HO! HO! HO! IN MORALITY PLAYS
Morality Plays were a genre of theatrical performances of the medieval and Tudor eras in which a character was tempted by a personification of Vice.
Now Vice (not unlike a lot of police Vice Squads), was often seen as the epitome of evil, corruption and greed – in other words, the Devil. The playwrights tended to portray the Devil as somewhat of a comical character, perhaps to keep their audiences entertained (or to disarm them).
So the character who played the Devil would announce his arrival with a stage laugh: “Ho, Ho, Ho!”
You can probably see where I’m going with this.
Nowadays, we tend to see the Devil portrayed in black but in earlier times, he was more often seen as coloured in red.
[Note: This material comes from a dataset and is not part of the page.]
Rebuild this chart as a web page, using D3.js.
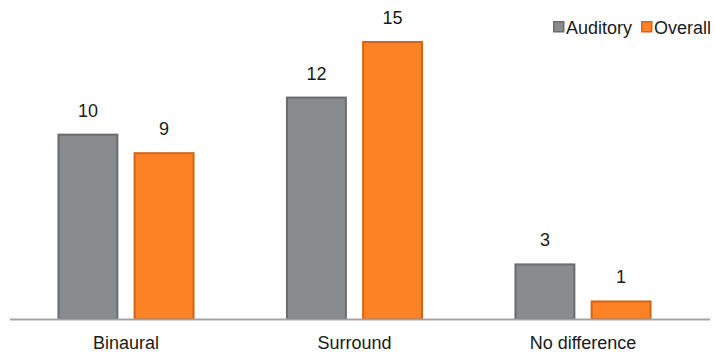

The colour in which Coca Cola just happens to have dressed Santa too.
The German or Nordic Santa was originally a god of fire also, while even the modern Santa drives a magical chariot pulled by horned beasts and he is portrayed all in red. Traditionally, the Devil is seen as horned and residing in Hell, a supposed place of eternal flames below ground.
What does Santa Claus give to children who have not been good? A lump of coal! In other words, a mineral from underground that can burn to make fire.
A Victorian England representation of St. Nicholas (Image sourced: Internet)
NICHOLAS
Santa Claus is supposed to be modelled on St. Nicholas …. and what is the popular abbreviated version of Nicholas, i.e the nickname? Yes, Nick.
And the common name for the Devil, Mammon, Beelzebub, Satan is ….. Old Nick!